- Escalating US-China trade war has put a strong bid under anti-risk JPY.
- USD/JPY dipped below 110.00, bearish continuation pattern seen in 4-hour chart.
The USD/JPY fell to an eight-day low of 109.85 in Asia, possibly due to fast-moving US-China trade war and the signs of risk aversion in the financial markets.
The JPY picked up a strong bid in early Asia, pushing the USD/JPY below its 200-day MA of 110.22 after Trump asked US Treasury asked the US Treasury to identify $200 billion worth of Chinese goods for additional tariffs at a rate of 10 percent.
On Friday, the US announced tariffs on $50 billion worth of Chinese imports. In response, China slapped a 25 percent tariff on 545 American imports.

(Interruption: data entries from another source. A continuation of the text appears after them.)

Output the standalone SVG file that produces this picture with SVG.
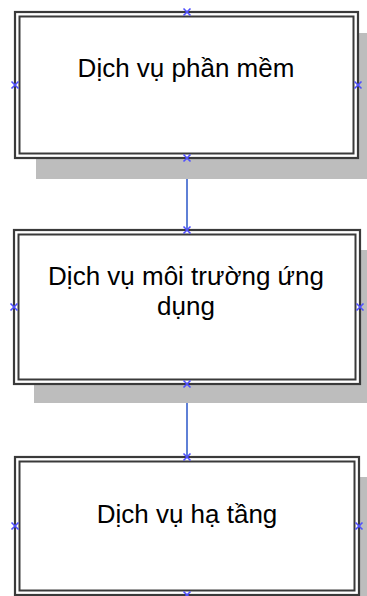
<svg xmlns="http://www.w3.org/2000/svg" width="367" height="596" viewBox="0 0 367 596">
<defs>
<style>
.shadow{fill:#bdbdbd}
.outer{fill:#fff;stroke:#3a3a3a;stroke-width:2.2}
.inner{fill:none;stroke:#3a3a3a;stroke-width:2}
.lbl{font-family:"Liberation Sans",Arial,sans-serif;font-size:26px;fill:#000;text-anchor:middle}
.conn{stroke:#2a56c8;stroke-width:1.5;fill:none}
.mk{stroke:#4f4fff;stroke-width:1.6;fill:none}
</style>
<g id="x"><path class="mk" d="M-3.5,-3.5L3.5,3.5M-3.5,3.5L3.5,-3.5"/></g>
</defs>
<g id="connectors">
<line class="conn" x1="187" y1="158" x2="187" y2="230"/>
<line class="conn" x1="187" y1="384" x2="187" y2="457"/>
</g>
<g id="node1">
<rect class="shadow" x="36" y="33" width="343" height="146"/>
<rect class="outer" x="15" y="12" width="343" height="146"/>
<rect class="inner" x="19.5" y="16.5" width="334" height="137"/>
<text class="lbl" x="186" y="77">Dịch vụ phần mềm</text>
<use href="#x" x="187" y="12"/><use href="#x" x="15" y="85"/><use href="#x" x="358" y="85"/><use href="#x" x="187" y="158"/>
</g>
<g id="node2">
<rect class="shadow" x="34" y="250" width="346" height="153"/>
<rect class="outer" x="14" y="230" width="346" height="154"/>
<rect class="inner" x="18.5" y="234.5" width="337" height="145"/>
<text class="lbl" x="186" y="285">Dịch vụ môi trường ứng</text>
<text class="lbl" x="186" y="315">dụng</text>
<use href="#x" x="187" y="230"/><use href="#x" x="14" y="307"/><use href="#x" x="360" y="307"/><use href="#x" x="187" y="384"/>
</g>
<g id="node3">
<rect class="shadow" x="35" y="477" width="344" height="140"/>
<rect class="outer" x="15" y="457" width="344" height="138"/>
<rect class="inner" x="19.5" y="461.5" width="335" height="129"/>
<text class="lbl" x="187" y="523">Dịch vụ hạ tầng</text>
<use href="#x" x="187" y="457"/><use href="#x" x="15" y="526"/><use href="#x" x="359" y="526"/><use href="#x" x="187" y="595"/>
</g>
</svg>
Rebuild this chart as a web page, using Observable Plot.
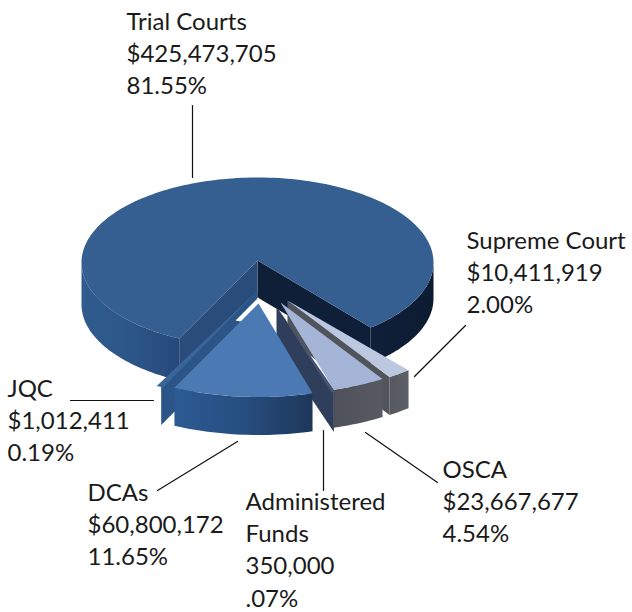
<!DOCTYPE html>
<html>
<head>
<meta charset="utf-8">
<script src="https://cdn.jsdelivr.net/npm/d3@7"></script>
<script src="https://cdn.jsdelivr.net/npm/@observablehq/plot@0.6"></script>
<style>html,body{margin:0;padding:0;background:#fff}svg{display:block}</style>
</head>
<body>
<div id="chart"></div>
<script>
// Data
const names = ["Trial Courts", "Supreme Court", "OSCA", "Administered\nFunds", "DCAs", "JQC"];
const amounts = ["$425,473,705", "$10,411,919", "$23,667,677", "350,000", "$60,800,172", "$1,012,411"];
const pctLabels = ["81.55%", "2.00%", "4.54%", ".07%", "11.65%", "0.19%"];
const shares = [81.55, 2.00, 4.54, 0.07, 11.65, 0.19];

// Slices run clockwise on screen; the Trial Courts slice ends where Supreme Court begins.
const startDeg = 50;
const deg = Math.PI / 180;
const total = d3.sum(shares);
const bounds = {};
{
  let a = startDeg;
  for (const i of [1, 2, 3, 4, 5, 0]) {
    const b = a + shares[i] / total * 360;
    bounds[i] = [a, b];
    a = b;
  }
}

// Pie projection
const RX = 176, RY = 85, DEPTH = 38;
const pt = (c, a, f = 1, dy = 0) => ({x: c[0] + RX * f * Math.cos(a * deg), y: c[1] + RY * f * Math.sin(a * deg) + dy});

function poly(points, fill) {
  return Plot.line(points, {x: "x", y: "y", fill, stroke: "none", curve: "linear-closed", imageFilter: "blur(0.45px)"});
}
function arc(c, a0, a1, f, dy = 0) {
  const n = Math.max(2, Math.ceil(Math.abs(a1 - a0) / 1.5));
  return d3.range(n + 1).map(k => pt(c, a0 + (a1 - a0) * k / n, f, dy));
}
function face(c, a0, a1, f, fill, apex = c) {
  return poly([{x: apex[0], y: apex[1]}, ...arc(c, a0, a1, f)], fill);
}
function band(c, a0, a1, f, fill, d = DEPTH) {
  return poly([...arc(c, a0, a1, f), ...arc(c, a1, a0, f, d)], fill);
}
function wall(c, a, f, fill, d = DEPTH, arcC = c) {
  const o = pt(arcC, a, f);
  return poly([{x: c[0], y: c[1]}, {x: c[0], y: c[1] + d}, {x: o.x, y: o.y + d}, o], fill);
}

// Horizontal shading for the curved sides
const gradients = {
  mainLeft: ["#2f5b8e", "#2d5688", "#26497a"],
  mainRight: ["#10203a", "#0d1b31"],
  dca: ["#2c5a94", "#274e80", "#1d3759"],
  osca: ["#4e5159", "#585a62"],
  sup: ["#565860", "#5e6068"]
};
const defs = () => {
  const d = d3.create("svg:defs");
  for (const [id, stops] of Object.entries(gradients)) {
    const g = d.append("linearGradient").attr("id", id).attr("x1", 0).attr("x2", 1).attr("y1", 0).attr("y2", 0);
    stops.forEach((c, i) => g.append("stop").attr("offset", i / (stops.length - 1)).attr("stop-color", c));
  }
  return d.node();
};

const cMain = [257, 262], apexMain = [257, 260], cSup = [287, 300], cOsca = [280, 302], cAdm = [281, 306], apexAdm = [276, 306], cDca = [258, 303], cJqc = [257, 290];
const [s0, s1] = bounds[0];   // Trial Courts runs from s0 to s1 (+360)
const aTrialStart = s0 % 360, aTrialEnd = s1 % 360;

const marks = [
  defs,
  // Trial Courts
  band(cMain, aTrialStart, 180, 1, "url(#mainLeft)", 42),
  band(cMain, 0, aTrialEnd, 1, "url(#mainRight)", 36),
  wall(apexMain, aTrialEnd, 1, "#0f1f38", 37, cMain),
  wall(apexMain, aTrialStart, 1, "#294c7b", 37, cMain),
  face(cMain, aTrialStart, aTrialEnd + 360, 1, "#355f90", apexMain),
  // JQC
  wall(cJqc, bounds[5][0], 1.26, "#2c5587"),
  face(cJqc, bounds[5][0] - 0.6, bounds[5][1] + 0.6, 1.26, "#3a6598"),
  // gap at the point of the exploded slices
  face([258, 297], bounds[3][1], bounds[4][1], 0.3, "#ffffff"),
  // Supreme Court
  wall(cSup, bounds[1][1], 1.07, "#50555c"),
  band(cSup, bounds[1][0], bounds[1][1], 1.07, "url(#sup)"),
  face(cSup, bounds[1][0], bounds[1][1], 1.07, "#bcc8df"),
  // Administered Funds
  wall(apexAdm, bounds[3][0], 1.05, "#2f3e5a", 40, cAdm),
  face(cAdm, bounds[3][0] - 0.5, bounds[3][1] + 0.5, 1.05, "#465470", apexAdm),
  // OSCA
  band(cOsca, bounds[2][0], bounds[2][1], 1.07, "url(#osca)"),
  face(cOsca, bounds[2][0], bounds[2][1], 1.07, "#a4b5d7"),
  // DCAs
  band(cDca, bounds[4][0], bounds[4][1], 1.1, "url(#dca)"),
  face(cDca, bounds[4][0], bounds[4][1], 1.1, "#4a79b3")
];

// Labels
const labelAt = [[126, 6], [466, 225], [442, 454], [245, 486], [87, 477], [7, 373]];
const labels = names.map((n, i) => ({text: `${n}\n${amounts[i]}\n${pctLabels[i]}`, x: labelAt[i][0], y: labelAt[i][1]}));
// Leader lines
const leaders = [
  [[192, 105], [192, 177]],
  [[465, 325], [414, 376]],
  [[437, 482], [365, 432]],
  [[323, 490], [323, 430]],
  [[157, 490], [237, 441]],
  [[70, 400], [153, 400]]
];

const chart = Plot.plot({
  width: 632, height: 612,
  margin: 0,
  x: {domain: [0, 632], range: [0, 632], axis: null},
  y: {domain: [0, 612], range: [0, 612], axis: null},
  style: {background: "#ffffff"},
  marks: [
    ...marks,
    ...leaders.map(l => Plot.line(l, {x: d => d[0], y: d => d[1], stroke: "#111", strokeWidth: 1.2})),
    Plot.text(labels, {
      x: "x", y: "y", text: "text",
      textAnchor: "start", lineAnchor: "top", lineHeight: 1.35,
      fontSize: 24, fontFamily: "Lato, 'Open Sans', sans-serif", fill: "#1a1a1a"
    })
  ]
});
document.getElementById("chart").append(chart);
</script>
</body>
</html>
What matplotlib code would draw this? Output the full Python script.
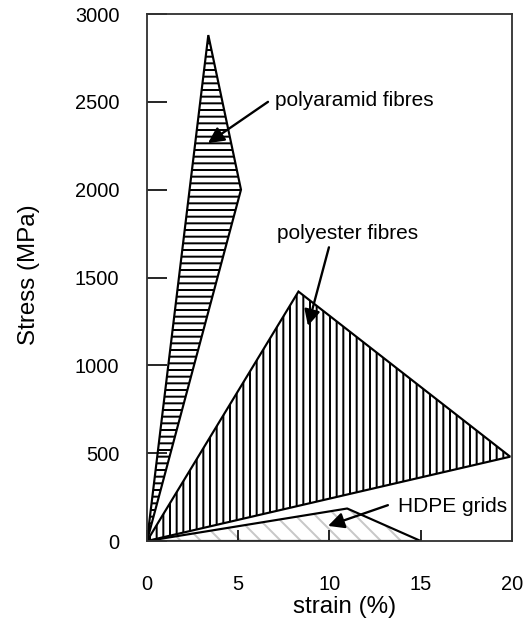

Clearly, world's two-biggest economies appear increasingly headed towards a long, griding trade war.
Hence, the risk assets are under pressure. For instance, the S&P 500 futures are down 0.76 percent. Consequently, the anti-risk JPY is on the offensive.
As of writing, the USD/JPY is trading at 108.90 and looks set to extend losses further.
USD/JPY 4-hour chart shows a bearish continuation pattern
The bear flag breakdown indicates the sell-off from the recent high of 111.40 has resumed and the pair could revisit 108.13 in a week or two.